--- Information shown ---

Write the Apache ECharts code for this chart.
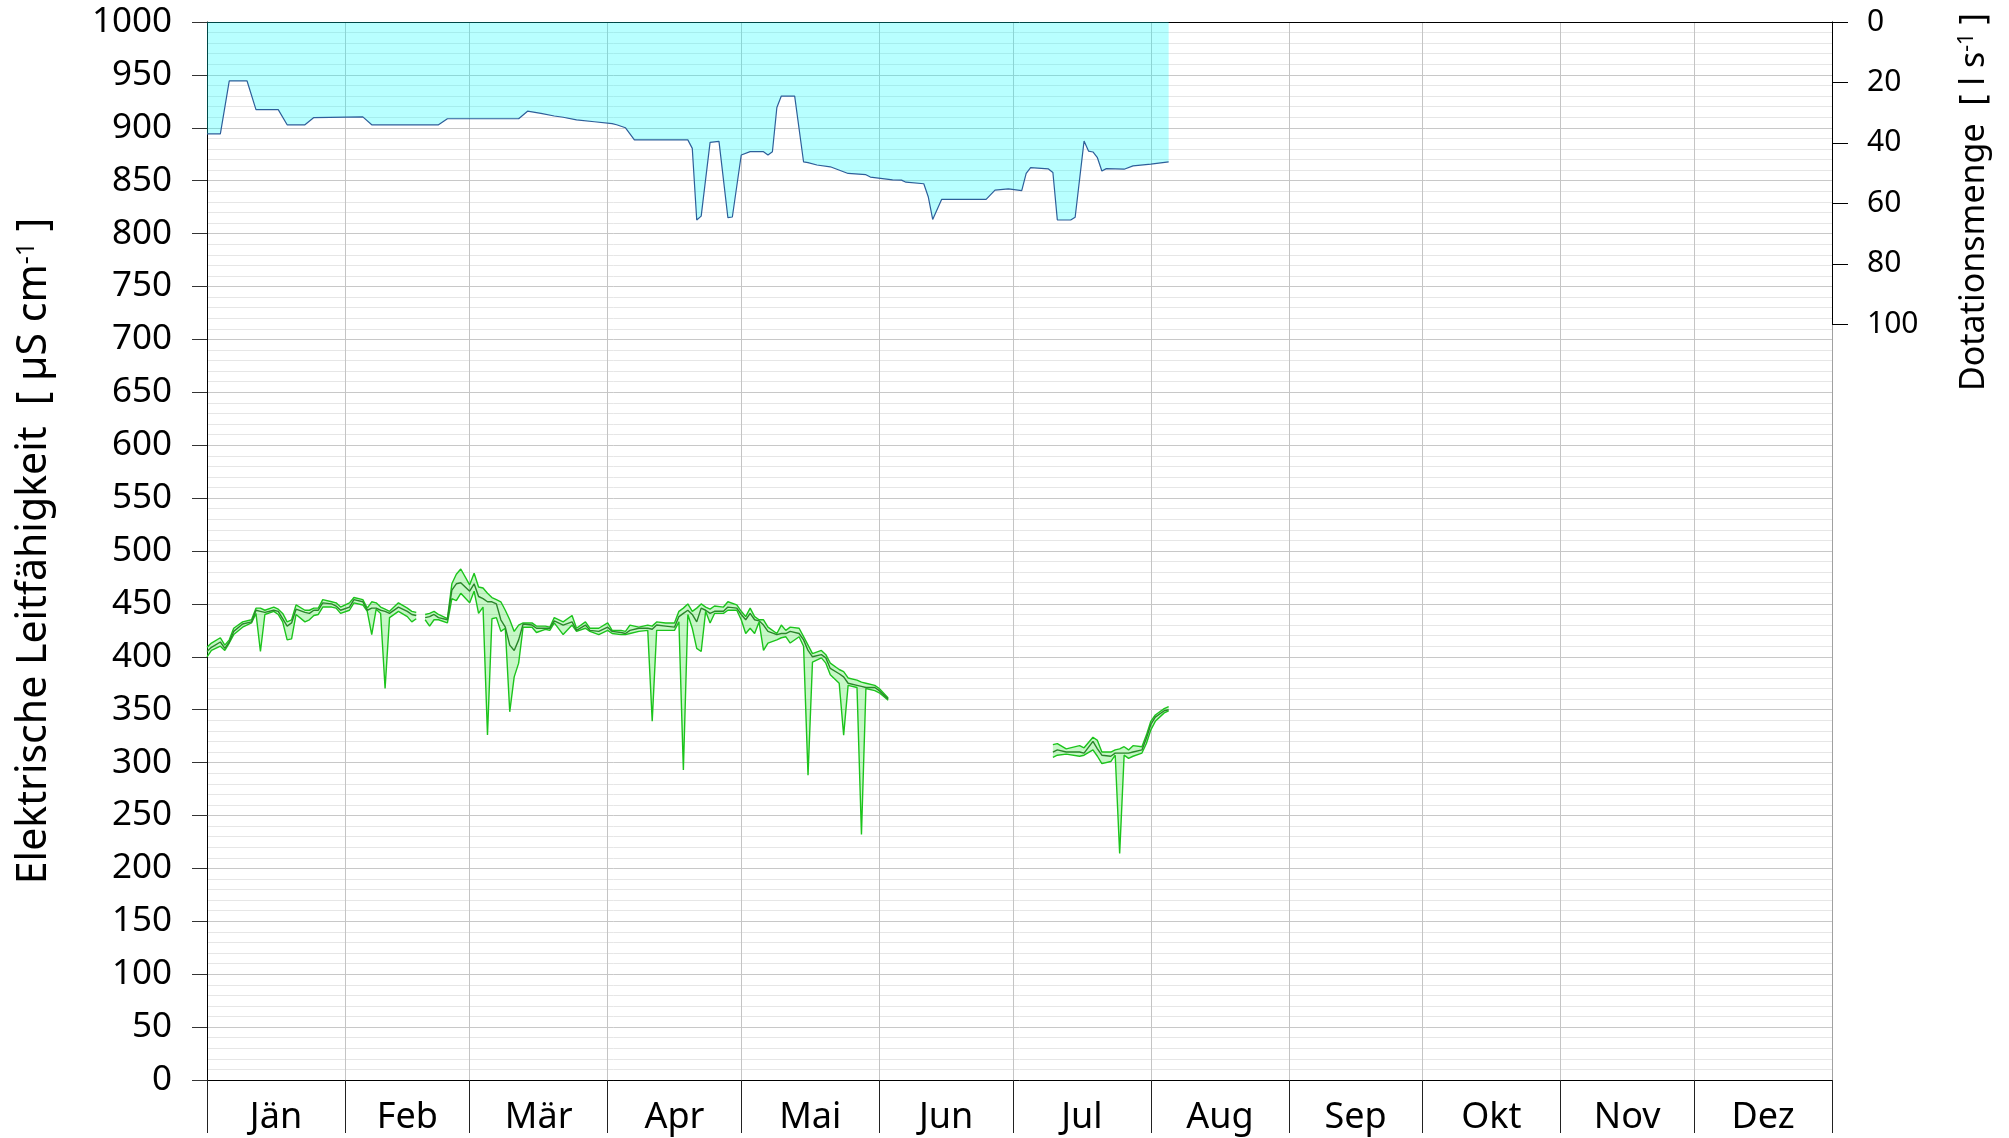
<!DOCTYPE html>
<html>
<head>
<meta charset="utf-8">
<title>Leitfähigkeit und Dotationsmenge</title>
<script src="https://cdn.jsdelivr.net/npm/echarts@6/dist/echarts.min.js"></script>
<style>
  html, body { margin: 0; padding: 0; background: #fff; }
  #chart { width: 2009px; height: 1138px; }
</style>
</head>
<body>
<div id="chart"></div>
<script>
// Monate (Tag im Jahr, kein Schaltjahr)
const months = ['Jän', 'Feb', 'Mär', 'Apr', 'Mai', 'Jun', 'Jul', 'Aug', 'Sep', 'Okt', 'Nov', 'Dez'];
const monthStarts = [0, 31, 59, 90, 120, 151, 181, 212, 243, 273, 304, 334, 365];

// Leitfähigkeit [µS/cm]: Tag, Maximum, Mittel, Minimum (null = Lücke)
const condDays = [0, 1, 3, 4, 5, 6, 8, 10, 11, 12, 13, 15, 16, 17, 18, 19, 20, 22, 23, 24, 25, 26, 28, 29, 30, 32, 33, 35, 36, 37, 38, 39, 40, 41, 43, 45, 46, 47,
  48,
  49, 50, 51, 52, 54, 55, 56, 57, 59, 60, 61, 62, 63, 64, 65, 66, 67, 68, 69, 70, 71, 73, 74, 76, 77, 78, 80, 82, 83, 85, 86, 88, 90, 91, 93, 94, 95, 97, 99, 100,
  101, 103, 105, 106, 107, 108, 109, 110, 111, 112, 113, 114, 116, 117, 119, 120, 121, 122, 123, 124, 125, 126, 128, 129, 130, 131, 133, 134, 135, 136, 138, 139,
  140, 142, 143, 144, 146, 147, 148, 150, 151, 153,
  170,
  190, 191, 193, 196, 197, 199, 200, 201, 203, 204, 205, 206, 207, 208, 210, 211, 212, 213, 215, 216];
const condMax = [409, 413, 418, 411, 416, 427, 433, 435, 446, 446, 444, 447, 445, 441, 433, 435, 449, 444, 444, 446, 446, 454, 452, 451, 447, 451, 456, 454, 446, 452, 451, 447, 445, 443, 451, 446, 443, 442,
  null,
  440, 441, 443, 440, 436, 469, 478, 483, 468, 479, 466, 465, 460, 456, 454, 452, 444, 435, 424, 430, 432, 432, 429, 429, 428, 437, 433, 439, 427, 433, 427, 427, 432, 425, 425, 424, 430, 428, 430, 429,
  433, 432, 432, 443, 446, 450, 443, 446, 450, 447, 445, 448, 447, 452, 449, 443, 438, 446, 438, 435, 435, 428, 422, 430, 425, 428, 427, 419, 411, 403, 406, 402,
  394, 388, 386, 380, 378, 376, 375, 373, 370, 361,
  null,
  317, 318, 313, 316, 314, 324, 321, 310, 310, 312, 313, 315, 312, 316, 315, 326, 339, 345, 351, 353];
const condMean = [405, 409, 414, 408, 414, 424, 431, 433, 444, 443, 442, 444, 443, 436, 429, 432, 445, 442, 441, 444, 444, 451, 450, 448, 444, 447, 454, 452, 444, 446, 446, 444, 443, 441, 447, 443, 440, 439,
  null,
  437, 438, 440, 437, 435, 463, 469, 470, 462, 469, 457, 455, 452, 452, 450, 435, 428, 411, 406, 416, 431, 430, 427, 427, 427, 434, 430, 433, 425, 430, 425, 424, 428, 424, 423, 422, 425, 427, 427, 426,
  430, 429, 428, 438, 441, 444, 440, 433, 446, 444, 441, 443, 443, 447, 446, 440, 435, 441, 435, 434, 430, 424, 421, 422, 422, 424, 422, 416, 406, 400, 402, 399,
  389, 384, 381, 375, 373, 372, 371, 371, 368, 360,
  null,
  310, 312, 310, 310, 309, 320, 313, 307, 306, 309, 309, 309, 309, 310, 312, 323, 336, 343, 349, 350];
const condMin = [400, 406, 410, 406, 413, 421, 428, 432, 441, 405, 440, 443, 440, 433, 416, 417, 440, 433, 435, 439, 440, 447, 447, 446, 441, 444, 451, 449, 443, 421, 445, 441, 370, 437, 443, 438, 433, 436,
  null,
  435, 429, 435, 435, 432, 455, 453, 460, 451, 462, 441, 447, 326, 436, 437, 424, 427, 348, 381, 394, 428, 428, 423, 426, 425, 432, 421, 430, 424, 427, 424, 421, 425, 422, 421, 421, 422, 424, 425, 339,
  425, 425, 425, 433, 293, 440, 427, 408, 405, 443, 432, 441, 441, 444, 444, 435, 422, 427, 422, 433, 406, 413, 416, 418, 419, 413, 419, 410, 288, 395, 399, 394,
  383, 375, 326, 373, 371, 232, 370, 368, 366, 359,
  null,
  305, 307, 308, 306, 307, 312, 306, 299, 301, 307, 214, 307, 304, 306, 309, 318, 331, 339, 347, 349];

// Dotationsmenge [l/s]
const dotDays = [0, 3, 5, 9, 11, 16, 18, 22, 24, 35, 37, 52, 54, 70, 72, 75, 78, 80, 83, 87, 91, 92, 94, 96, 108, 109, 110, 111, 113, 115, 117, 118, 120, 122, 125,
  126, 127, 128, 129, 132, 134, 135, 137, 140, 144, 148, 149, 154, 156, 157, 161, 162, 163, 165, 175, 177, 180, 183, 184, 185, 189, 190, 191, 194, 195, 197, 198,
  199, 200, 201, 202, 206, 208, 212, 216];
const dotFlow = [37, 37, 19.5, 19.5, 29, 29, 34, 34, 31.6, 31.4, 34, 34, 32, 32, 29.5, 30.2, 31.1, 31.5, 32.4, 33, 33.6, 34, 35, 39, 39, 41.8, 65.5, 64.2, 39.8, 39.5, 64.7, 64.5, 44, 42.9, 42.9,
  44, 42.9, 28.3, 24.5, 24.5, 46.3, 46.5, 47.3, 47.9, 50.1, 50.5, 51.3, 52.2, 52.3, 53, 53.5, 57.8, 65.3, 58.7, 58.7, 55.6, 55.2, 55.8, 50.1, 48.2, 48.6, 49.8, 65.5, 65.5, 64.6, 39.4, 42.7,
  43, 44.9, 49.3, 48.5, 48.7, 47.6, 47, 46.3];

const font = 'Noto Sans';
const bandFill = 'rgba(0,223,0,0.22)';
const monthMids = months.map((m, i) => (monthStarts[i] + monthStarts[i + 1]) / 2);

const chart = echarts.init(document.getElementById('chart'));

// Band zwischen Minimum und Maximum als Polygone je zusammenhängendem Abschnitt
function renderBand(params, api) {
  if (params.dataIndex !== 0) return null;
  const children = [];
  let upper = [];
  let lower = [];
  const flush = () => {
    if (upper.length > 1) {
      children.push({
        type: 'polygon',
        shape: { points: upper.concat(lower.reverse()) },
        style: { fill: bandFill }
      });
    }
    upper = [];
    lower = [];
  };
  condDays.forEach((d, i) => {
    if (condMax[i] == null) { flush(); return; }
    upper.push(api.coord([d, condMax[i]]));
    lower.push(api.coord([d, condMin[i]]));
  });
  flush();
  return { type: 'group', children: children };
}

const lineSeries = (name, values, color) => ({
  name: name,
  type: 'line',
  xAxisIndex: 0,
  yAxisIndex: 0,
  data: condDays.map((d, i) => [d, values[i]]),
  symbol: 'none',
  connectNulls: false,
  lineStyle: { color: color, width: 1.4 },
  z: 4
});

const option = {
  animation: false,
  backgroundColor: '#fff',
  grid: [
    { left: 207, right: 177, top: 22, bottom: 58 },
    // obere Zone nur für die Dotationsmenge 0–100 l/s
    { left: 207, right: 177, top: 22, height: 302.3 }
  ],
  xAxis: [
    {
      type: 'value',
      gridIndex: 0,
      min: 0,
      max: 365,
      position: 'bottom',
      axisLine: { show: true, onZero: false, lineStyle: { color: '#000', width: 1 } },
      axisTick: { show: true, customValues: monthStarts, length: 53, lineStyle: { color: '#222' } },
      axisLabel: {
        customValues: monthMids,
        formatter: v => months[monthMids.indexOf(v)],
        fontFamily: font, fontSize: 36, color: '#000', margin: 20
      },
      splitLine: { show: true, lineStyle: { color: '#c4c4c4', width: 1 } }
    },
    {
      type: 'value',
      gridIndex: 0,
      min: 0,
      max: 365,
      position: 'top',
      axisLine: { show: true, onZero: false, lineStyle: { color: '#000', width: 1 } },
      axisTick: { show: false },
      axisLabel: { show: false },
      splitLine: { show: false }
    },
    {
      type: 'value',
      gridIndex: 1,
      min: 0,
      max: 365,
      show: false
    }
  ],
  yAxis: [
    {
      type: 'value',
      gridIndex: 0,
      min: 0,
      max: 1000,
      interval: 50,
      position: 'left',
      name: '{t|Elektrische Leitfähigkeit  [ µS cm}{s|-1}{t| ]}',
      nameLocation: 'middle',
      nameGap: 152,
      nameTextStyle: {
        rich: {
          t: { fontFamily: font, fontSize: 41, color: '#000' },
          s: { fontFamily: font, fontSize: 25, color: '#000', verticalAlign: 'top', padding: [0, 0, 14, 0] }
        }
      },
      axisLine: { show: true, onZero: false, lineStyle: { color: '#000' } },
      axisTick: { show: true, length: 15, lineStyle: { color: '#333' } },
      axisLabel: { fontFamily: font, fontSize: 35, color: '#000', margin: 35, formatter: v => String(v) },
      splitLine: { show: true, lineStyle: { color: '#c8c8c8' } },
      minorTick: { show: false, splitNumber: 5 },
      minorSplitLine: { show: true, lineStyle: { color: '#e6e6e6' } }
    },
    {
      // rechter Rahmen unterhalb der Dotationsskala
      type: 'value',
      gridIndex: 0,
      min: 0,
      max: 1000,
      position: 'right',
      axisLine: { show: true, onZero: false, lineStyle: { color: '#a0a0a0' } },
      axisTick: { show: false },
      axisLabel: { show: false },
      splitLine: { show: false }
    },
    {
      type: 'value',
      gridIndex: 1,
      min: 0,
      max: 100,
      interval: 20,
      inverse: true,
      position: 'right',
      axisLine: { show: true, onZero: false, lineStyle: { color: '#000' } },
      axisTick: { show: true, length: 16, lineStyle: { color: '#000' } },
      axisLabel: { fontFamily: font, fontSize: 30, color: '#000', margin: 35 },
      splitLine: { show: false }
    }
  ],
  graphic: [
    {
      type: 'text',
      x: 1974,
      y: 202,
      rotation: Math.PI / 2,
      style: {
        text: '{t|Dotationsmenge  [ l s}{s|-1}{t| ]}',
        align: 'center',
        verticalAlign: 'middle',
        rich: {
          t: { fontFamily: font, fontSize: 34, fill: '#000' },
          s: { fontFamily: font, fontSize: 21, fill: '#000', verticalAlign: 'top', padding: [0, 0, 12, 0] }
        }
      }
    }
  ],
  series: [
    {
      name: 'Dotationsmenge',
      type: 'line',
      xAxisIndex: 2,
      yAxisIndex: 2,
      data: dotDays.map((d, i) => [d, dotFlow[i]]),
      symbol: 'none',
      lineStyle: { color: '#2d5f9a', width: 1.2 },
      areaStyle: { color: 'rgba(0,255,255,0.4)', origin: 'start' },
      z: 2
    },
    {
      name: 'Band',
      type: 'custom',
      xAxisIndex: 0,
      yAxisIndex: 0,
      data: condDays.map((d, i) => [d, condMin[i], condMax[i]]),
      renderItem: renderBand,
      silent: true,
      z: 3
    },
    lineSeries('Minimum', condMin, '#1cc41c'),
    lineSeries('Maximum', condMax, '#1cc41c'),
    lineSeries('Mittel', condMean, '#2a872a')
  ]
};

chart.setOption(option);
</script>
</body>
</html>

---

Do this: Take the lines from the start of the material to the line with "304, 334, 365];", both included, and transcribe them exactly without the pictures.

Exercise answer:
Write the Apache ECharts code for this chart.
<!DOCTYPE html>
<html>
<head>
<meta charset="utf-8">
<title>Leitfähigkeit und Dotationsmenge</title>
<script src="https://cdn.jsdelivr.net/npm/echarts@6/dist/echarts.min.js"></script>
<style>
  html, body { margin: 0; padding: 0; background: #fff; }
  #chart { width: 2009px; height: 1138px; }
</style>
</head>
<body>
<div id="chart"></div>
<script>
// Monate (Tag im Jahr, kein Schaltjahr)
const months = ['Jän', 'Feb', 'Mär', 'Apr', 'Mai', 'Jun', 'Jul', 'Aug', 'Sep', 'Okt', 'Nov', 'Dez'];
const monthStarts = [0, 31, 59, 90, 120, 151, 181, 212, 243, 273, 304, 334, 365];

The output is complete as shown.